The current consolidated cash balance of the Company is circa €48 million including approximately €10.8 million of restricted cash mainly in the operating shopping centres.
Ran Shtarkman, President and Chief Executive Officer of Plaza Centers N.V., said: “Following the extensive activity undertaken by the Company in 2014 and the pleasing performance of our retail and leisure portfolio over the course of last year, 2015 is about recalibrating the business to ensure that it is well positioned to drive value for our shareholders and bondholders. To that end, we have seen continuing steady progress during the Period, including the sale of Koregaon Plaza, which represents a significant step forward in our strategy to scale down the Indian activities and focus our efforts on our core portfolio.
“Central and Eastern Europe is where we see the strongest opportunities for income growth and where we are seeing some signs of economic recovery and increasing consumer confidence. Against this backdrop, our intensive asset management initiatives are continuing and the planned development projects at, Timisoara in Romania, Belgrade Plaza (Visnjicka) in Serbia and Lodz Plaza in Poland are on track. The return of capital to our creditors remains a key priority and we are working closely with the board to ensure that their interests are considered in all strategic decisions." For further details please contact: Plaza Ran Shtarkman, President and CEO Roy Linden, CFO +36 1 462 7221 +36 1 462 7222
FTI Consulting Dido Laurimore / Claire Turvey / Tom Gough
+44 20 3727 1000Plaza Centers N.V. (www.plazacenters.com) is a leading emerging markets developer of shopping and entertainment centres with operations in Central and Eastern Europe and India. It focuses on constructing new centres and, where there is significant redevelopment potential, redeveloping existing centres in both capital cities and important regional centres. The Company is listed on the Main Board of the London Stock Exchange, the Warsaw Stock Exchange and, as of 27 November 2014, the Tel Aviv Stock Exchange (LSE:"PLAZ"; WSE: “PLZ/PLAZACNTR"; TASE: “PLAZ"). Plaza Centers N.V. is an indirect subsidiary of Elbit Imaging Ltd. (“EI"), an Israeli public company whose shares are traded on both the Tel Aviv Stock Exchange in Israel and the NASDAQ Global Market in the United States. It has been active in real estate development in emerging markets for over 19 years.

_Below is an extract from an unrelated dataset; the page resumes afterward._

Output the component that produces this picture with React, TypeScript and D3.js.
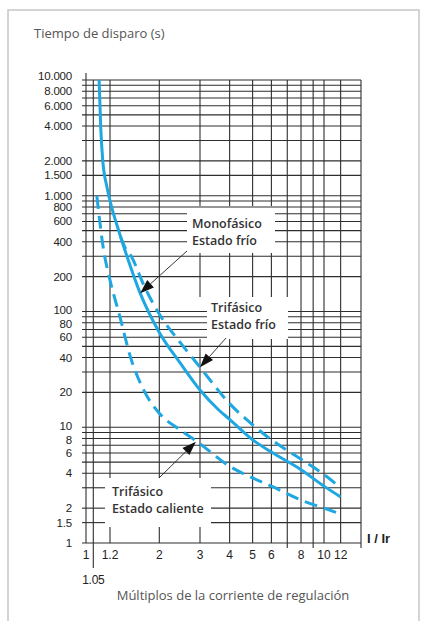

Forward-looking statements This press release may contain forward-looking statements with respect to Plaza Centers N.V. future (financial) performance and position. Such statements are based on current expectations, estimates and projections of Plaza Centers N.V. and information currently available to the company. Plaza Centers N.V. cautions readers that such statements involve certain risks and uncertainties that are difficult to predict and therefore it should be understood that many factors can cause actual performance and position to differ materially from these statements. Plaza Centers N.V. has no obligation to update the statements contained in this press release, unless required by law.